I have crafter ADD.
I am still working on the perfectly fitted yet moveable bodice/sleeve–I’m on attempt #6 in the last three weeks, I believe, and have used up all of my muslin hoard in various attempts, but will be launching into the next iteration tomorrow. I let myself do one attempt every 2-3 days lest the frustration reach throw-a-sewing-machine point. I think I’ve almost got it, though 🙂
As a respite from said frustration, and because I always visit my grandparents on the weekend, and because my grandparents aid and abet my showing machine addiction by sending me sewing machine porn pictures during their flea market outings AND allowing me to stash my overflow in their basement, I decided to finish rebelting my Singer treadle! Months ago, my grandpa and I went on an hours-long drive to pick up this Craigslist find in a very cantankerous ex-hippy older man’s basement. He became much friendlier when I made it obvious I was not out to haggle and did not want to dismantle the machine and sell it as a foo-foo shabby chic table. Nothing against shabby chic, but seeing whitewashed cast iron hurts my little bitter heart. Apparently his too. He said he had bought it decades ago and an ex girlfriend used to sew on it during the 70s, but he had never gotten around to refinishing it as he’d hoped. It was dusty and had some staining and damage to the wood surface, and the machine is varnished and the decals have some serious wear. But that’s part of its appeal. There’s an aesthetic ideal called wabi sabi in Japan that I think of with old machines and antiques–beauty in imperfection, beauty in the natural cycle of decay with time, wear from use. I’ll spare you that rant, mostly, but it’s a fascinating subject. For example:
So anyway, my treadle. It needed a belt, and a TON of oil, and some serious scrubbing and loosening of varnished parts. Replacing a treadle belt isn’t hard, exactly–you just buy a precut length of leather belting, or measure it with a string over its path through all the turns of the flywheel and balance wheel, and then you trim it to the point that it’s got enough tension against the wheels to turn the machine, but not too tight. According to the interwebz, a slightly loose belt works better, and some people even recommend violin bow rosin to help with the grip. (This and much more wisdom on treadle tips and tricks here.) It took some fiddling to get the length just right, and my grandpa used a very small drill bit to drill a hole on either end of the belt. The edges need to be trimmed so that the two ends of the belt butt up to one another, and then you crimp the staple that usually comes with the belting shut securely by squishing it just right with a pair of pliers. Grandpa has mad skills in this department. Tricky but nothing compared to the storm of swear words that I unleash on a vintage Husqvarna. I love the simplicity of these old machines so much. There is a very Zen pleasure that comes from playing around with them–and in the treadling action itself. It takes some getting used to, since the wheel will move in either direction when you initially start to pedal and it will break your thread if it moves away from you (for a Singer treadle–White and some other models move the opposite direction, though). But using a slight turn of the handwheel with my right hand to convince it to move the right direction really helps. So does using my hand to bring the wheel to a complete stop. I’m sure it gets easier with time and practice.

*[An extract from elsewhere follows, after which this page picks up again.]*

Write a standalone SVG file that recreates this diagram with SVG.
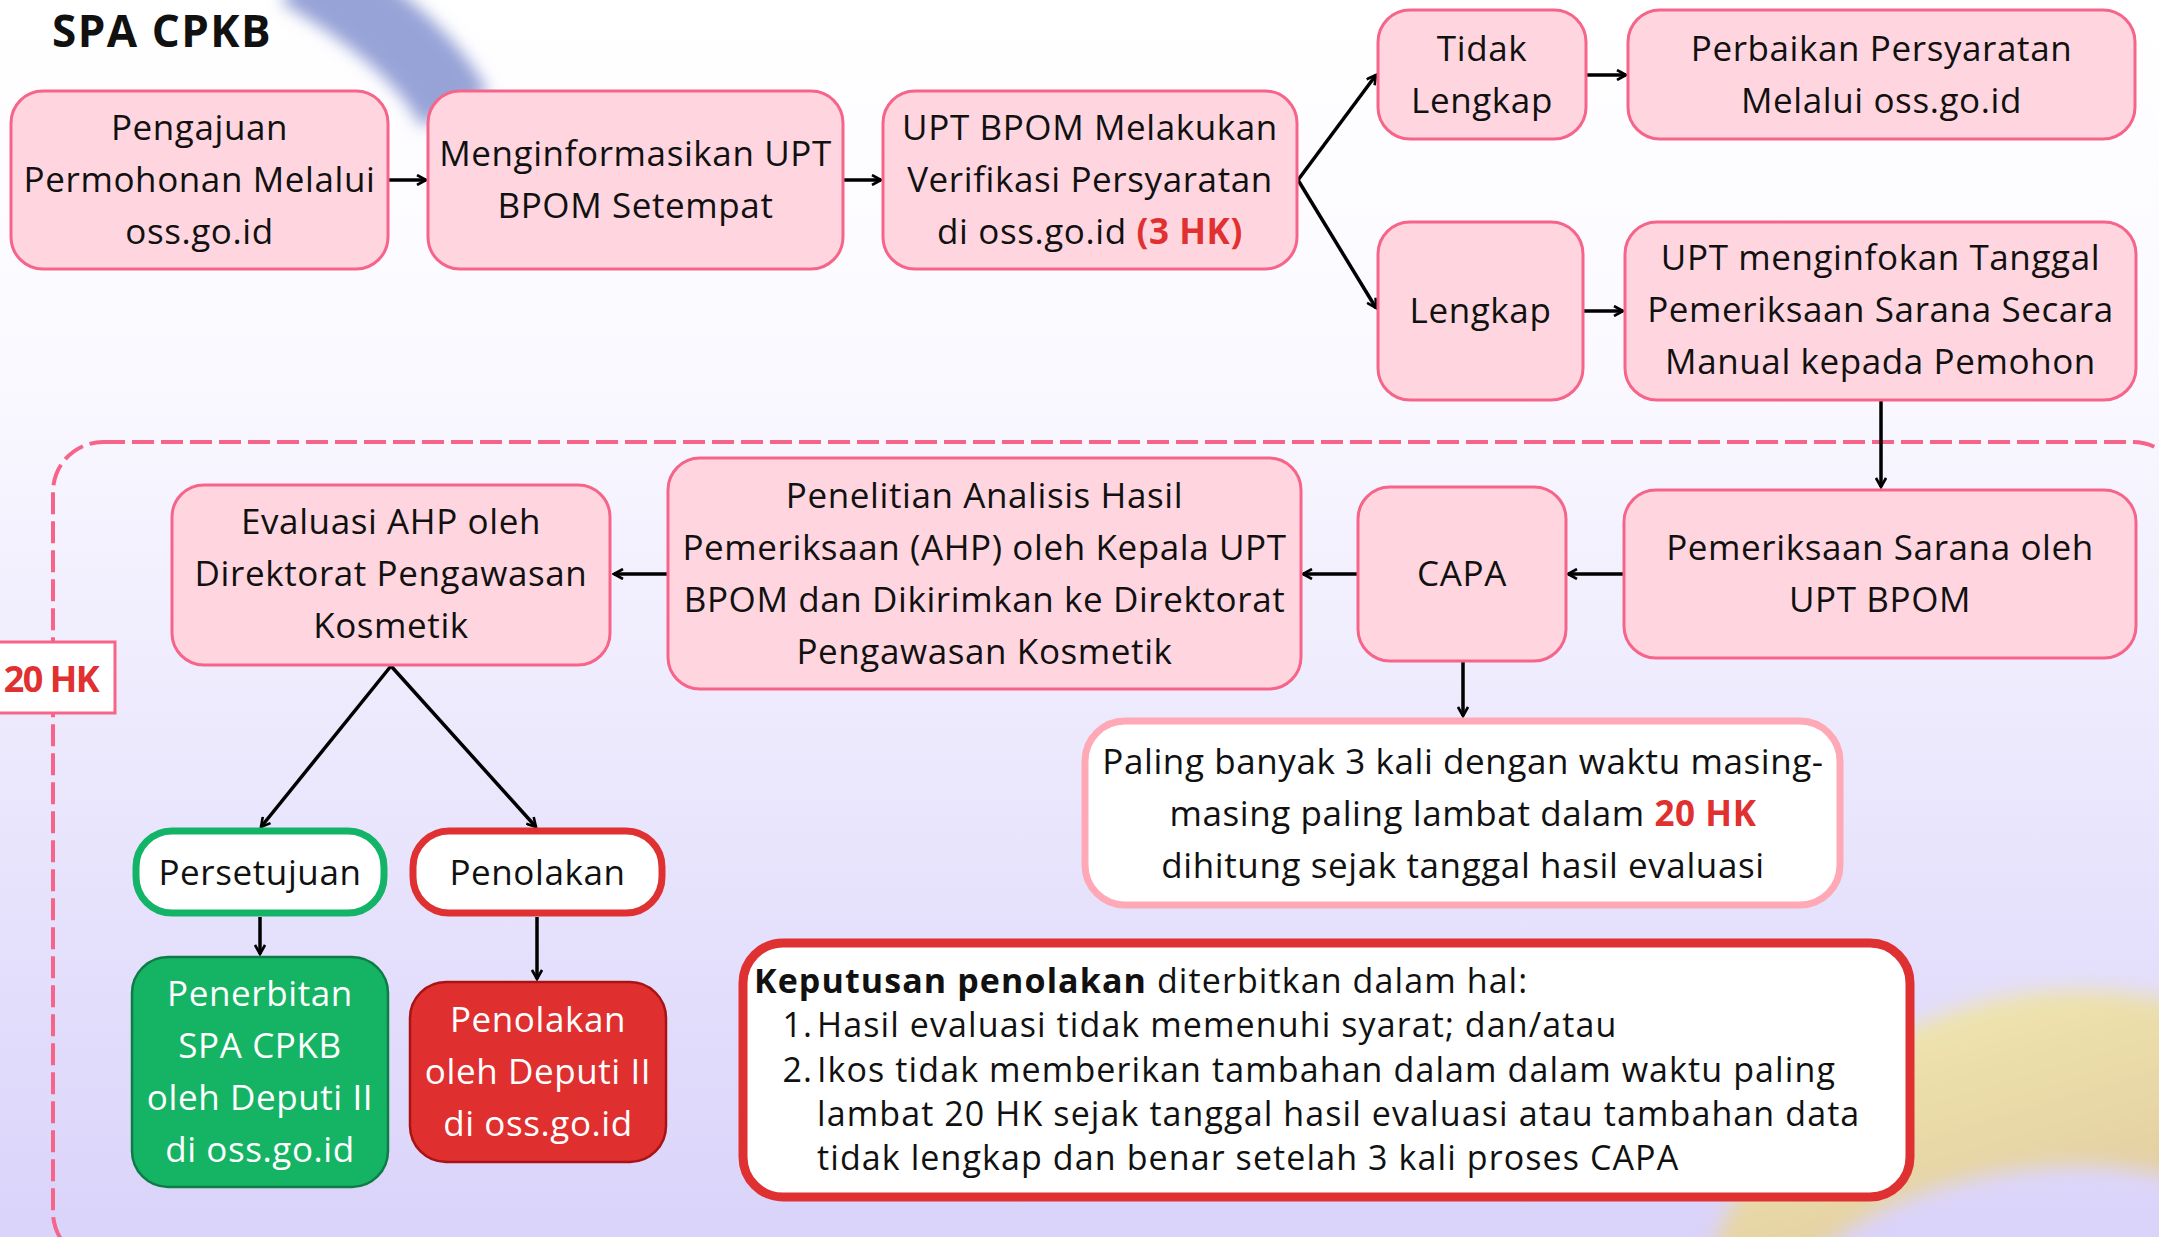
<svg xmlns="http://www.w3.org/2000/svg" width="2159" height="1237" viewBox="0 0 2159 1237">
<defs>
<linearGradient id="bg" x1="0" y1="0" x2="0" y2="1">
<stop offset="0" stop-color="#FFFFFF"/>
<stop offset="0.3" stop-color="#FAF9FF"/>
<stop offset="1" stop-color="#DAD3FA"/>
</linearGradient>
<linearGradient id="ring" x1="0" y1="0" x2="0.3" y2="1">
<stop offset="0" stop-color="#F3EDB4"/>
<stop offset="0.5" stop-color="#DFC69C"/>
<stop offset="1" stop-color="#E3CFA3"/>
</linearGradient>
<filter id="blur8" x="-50%" y="-50%" width="200%" height="200%"><feGaussianBlur stdDeviation="8"/></filter>
<filter id="blur10" x="-50%" y="-50%" width="200%" height="200%"><feGaussianBlur stdDeviation="10"/></filter>
<marker id="ah" viewBox="0 0 12 12" refX="10" refY="6" markerWidth="12" markerHeight="12" markerUnits="userSpaceOnUse" orient="auto">
<path d="M1,1 L10,6 L1,11" fill="none" stroke="#000" stroke-width="2.6" stroke-linejoin="miter"/>
</marker>
<style>
.t{font-family:"Open Sans","Noto Sans",sans-serif;font-size:35px;letter-spacing:0.6px;fill:#111;text-anchor:middle}
.w{fill:#fff}
.pk{fill:#FFD6DF;stroke:#F7648A;stroke-width:3}
.c{stroke:#000;stroke-width:3.5;fill:none;marker-end:url(#ah)}
.red{fill:#E0302F;font-weight:bold}
.k{font-family:"Open Sans","Noto Sans",sans-serif;font-size:34px;letter-spacing:1.1px;fill:#111}
</style>
</defs>
<rect x="0" y="0" width="2159" height="1237" fill="url(#bg)"/>
<path d="M300,-30 Q420,40 455,110" stroke="#97A3D7" stroke-width="75" fill="none" filter="url(#blur8)"/>
<path fill-rule="evenodd" fill="url(#ring)" filter="url(#blur10)" d="M1690,1380 A390,390 0 1 1 2470,1380 A390,390 0 1 1 1690,1380 Z M1770,1350 A265,150 -8 1 0 2300,1290 A265,150 -8 1 0 1770,1350 Z"/>

<text x="52" y="47" font-family="Open Sans, Noto Sans, sans-serif" font-size="44" font-weight="bold" letter-spacing="1.5" fill="#111">SPA CPKB</text>

<rect x="53" y="442" width="2130" height="820" rx="50" fill="none" stroke="#F7648A" stroke-width="4" stroke-dasharray="22 7"/>

<g id="connectors">
<line class="c" x1="388" y1="180" x2="426" y2="180"/>
<line class="c" x1="843" y1="180" x2="881" y2="180"/>
<line class="c" x1="1298" y1="180" x2="1376" y2="75"/>
<line class="c" x1="1298" y1="180" x2="1376" y2="308"/>
<line class="c" x1="1586" y1="75" x2="1626" y2="75"/>
<line class="c" x1="1583" y1="311" x2="1623" y2="311"/>
<line class="c" x1="1881" y1="400" x2="1881" y2="487"/>
<line class="c" x1="1624" y1="574" x2="1568" y2="574"/>
<line class="c" x1="1358" y1="574" x2="1303" y2="574"/>
<line class="c" x1="668" y1="574" x2="614" y2="574"/>
<line class="c" x1="1463" y1="661" x2="1463" y2="716"/>
<line class="c" x1="391" y1="666" x2="261" y2="827"/>
<line class="c" x1="391" y1="666" x2="536" y2="827"/>
<line class="c" x1="260" y1="917" x2="260" y2="954"/>
<line class="c" x1="537" y1="917" x2="537" y2="979"/>
</g>

<g id="n1"><rect class="pk" x="11" y="91" width="377" height="178" rx="32"/>
<text class="t"><tspan x="199.5" y="140">Pengajuan</tspan><tspan x="199.5" y="192">Permohonan Melalui</tspan><tspan x="199.5" y="244">oss.go.id</tspan></text></g>

<g id="n2"><rect class="pk" x="428" y="91" width="415" height="178" rx="32"/>
<text class="t"><tspan x="635.5" y="166">Menginformasikan UPT</tspan><tspan x="635.5" y="218">BPOM Setempat</tspan></text></g>

<g id="n3"><rect class="pk" x="883" y="91" width="414" height="178" rx="32"/>
<text class="t"><tspan x="1090" y="140">UPT BPOM Melakukan</tspan><tspan x="1090" y="192">Verifikasi Persyaratan</tspan><tspan x="1090" y="244">di oss.go.id <tspan class="red">(3 HK)</tspan></tspan></text></g>

<g id="n4"><rect class="pk" x="1378" y="10" width="208" height="129" rx="32"/>
<text class="t"><tspan x="1482" y="61">Tidak</tspan><tspan x="1482" y="113">Lengkap</tspan></text></g>

<g id="n5"><rect class="pk" x="1628" y="10" width="507" height="129" rx="32"/>
<text class="t"><tspan x="1881.5" y="61">Perbaikan Persyaratan</tspan><tspan x="1881.5" y="113">Melalui oss.go.id</tspan></text></g>

<g id="n6"><rect class="pk" x="1378" y="222" width="205" height="178" rx="32"/>
<text class="t"><tspan x="1480.5" y="323">Lengkap</tspan></text></g>

<g id="n7"><rect class="pk" x="1625" y="222" width="511" height="178" rx="32"/>
<text class="t"><tspan x="1880.5" y="270">UPT menginfokan Tanggal</tspan><tspan x="1880.5" y="322">Pemeriksaan Sarana Secara</tspan><tspan x="1880.5" y="374">Manual kepada Pemohon</tspan></text></g>

<g id="n8"><rect class="pk" x="1624" y="490" width="512" height="168" rx="32"/>
<text class="t"><tspan x="1880" y="560">Pemeriksaan Sarana oleh</tspan><tspan x="1880" y="612">UPT BPOM</tspan></text></g>

<g id="n9"><rect class="pk" x="1358" y="487" width="208" height="174" rx="32"/>
<text class="t"><tspan x="1462" y="586">CAPA</tspan></text></g>

<g id="n10"><rect class="pk" x="668" y="458" width="633" height="231" rx="32"/>
<text class="t"><tspan x="984.5" y="508">Penelitian Analisis Hasil</tspan><tspan x="984.5" y="560">Pemeriksaan (AHP) oleh Kepala UPT</tspan><tspan x="984.5" y="612">BPOM dan Dikirimkan ke Direktorat</tspan><tspan x="984.5" y="664">Pengawasan Kosmetik</tspan></text></g>

<g id="n11"><rect class="pk" x="172" y="485" width="438" height="180" rx="32"/>
<text class="t"><tspan x="391" y="534">Evaluasi AHP oleh</tspan><tspan x="391" y="586">Direktorat Pengawasan</tspan><tspan x="391" y="638">Kosmetik</tspan></text></g>

<g id="n12"><rect x="-5" y="642" width="120" height="71" fill="#fff" stroke="#F7648A" stroke-width="3"/>
<text x="51" y="692" font-family="Open Sans, Noto Sans, sans-serif" font-size="36" font-weight="bold" fill="#E0302F" text-anchor="middle" letter-spacing="-1.5">20 HK</text></g>

<g id="n13"><rect x="136" y="831" width="248" height="82" rx="36" fill="#fff" stroke="#14B468" stroke-width="7"/>
<text class="t"><tspan x="260" y="885">Persetujuan</tspan></text></g>

<g id="n14"><rect x="413" y="831" width="249" height="82" rx="36" fill="#fff" stroke="#DF3131" stroke-width="7"/>
<text class="t"><tspan x="537.5" y="885">Penolakan</tspan></text></g>

<g id="n15"><rect x="132" y="957" width="256" height="230" rx="36" fill="#14B464" stroke="#0F7C47" stroke-width="2.5"/>
<text class="t w"><tspan x="260" y="1006">Penerbitan</tspan><tspan x="260" y="1058">SPA CPKB</tspan><tspan x="260" y="1110">oleh Deputi II</tspan><tspan x="260" y="1162">di oss.go.id</tspan></text></g>

<g id="n16"><rect x="410" y="982" width="256" height="180" rx="36" fill="#DF2F2F" stroke="#A81414" stroke-width="2.5"/>
<text class="t w"><tspan x="538" y="1032">Penolakan</tspan><tspan x="538" y="1084">oleh Deputi II</tspan><tspan x="538" y="1136">di oss.go.id</tspan></text></g>

<g id="n17"><rect x="1085" y="721" width="755" height="184" rx="40" fill="#fff" stroke="#FFA8B6" stroke-width="7"/>
<text class="t"><tspan x="1463" y="774">Paling banyak 3 kali dengan waktu masing-</tspan><tspan x="1463" y="826">masing paling lambat dalam <tspan class="red">20 HK</tspan></tspan><tspan x="1463" y="878">dihitung sejak tanggal hasil evaluasi</tspan></text></g>

<g id="n18"><rect x="743" y="943" width="1167" height="254" rx="40" fill="#fff" stroke="#DF3131" stroke-width="9"/>
<text class="k"><tspan x="754" y="993"><tspan font-weight="bold">Keputusan penolakan</tspan> diterbitkan dalam hal:</tspan></text>
<text class="k" text-anchor="end"><tspan x="813" y="1037">1.</tspan><tspan x="813" y="1082">2.</tspan></text>
<text class="k"><tspan x="817" y="1037">Hasil evaluasi tidak memenuhi syarat; dan/atau</tspan>
<tspan x="817" y="1082">Ikos tidak memberikan tambahan dalam dalam waktu paling</tspan>
<tspan x="817" y="1126">lambat 20 HK sejak tanggal hasil evaluasi atau tambahan data</tspan>
<tspan x="817" y="1170">tidak lengkap dan benar setelah 3 kali proses CAPA</tspan></text></g>
</svg>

All cleaned up, cast iron cleaned with a rag and sewing machine oil, etc.
Sphinx decals. So cool! Evidently the discovery of King Tut’s tomb led to Egyptomania in fashion during the 20s.
My grandpa shared a big chunk of the mancave for my machinery. I think he enjoys it, too. The treadle to the right is table only, and was a gift from some friends who wanted it to go to a nice new obsessive’s home. It was missing the front drawer and the wooden pitman rod connecting the flywheel on the base to the treadle pedal part had been broken. So after months of scouring online, I found replacements for both. Evidently the pitman rods were made in metal as well as wood–I wish there were a contemporary source for these, although I suspect someone with woodworking skills would have no problem making a new wooden one. Alas, I do not. My grandpa repainted the legs as he remembers them from his childhood. He did a wonderful job on them!
The woman who it originally belonged to apparently loved that distinctive 70s green that the drawers are painted in. I don’t, and I hope to use some Citristrip one day to remove it. My partner jokes that one day I’m going to get us haunted by messing with the wrong antique. Let’s hope it’s not by refurbishing this one.
And also…I’ve been working on the pattern for this!
It’s from a fashion magazine during the 1880s that came with a huge pattern insert. The pattern pieces are all printed on top of one another, so I have my work cut out for me. It’s quite a tangle. But–once I get my sloper perfected; fingers crossed for try #6–I’m looking forward to attempting it!
Anyone else have any treadle experiences? I’d love to hear about them!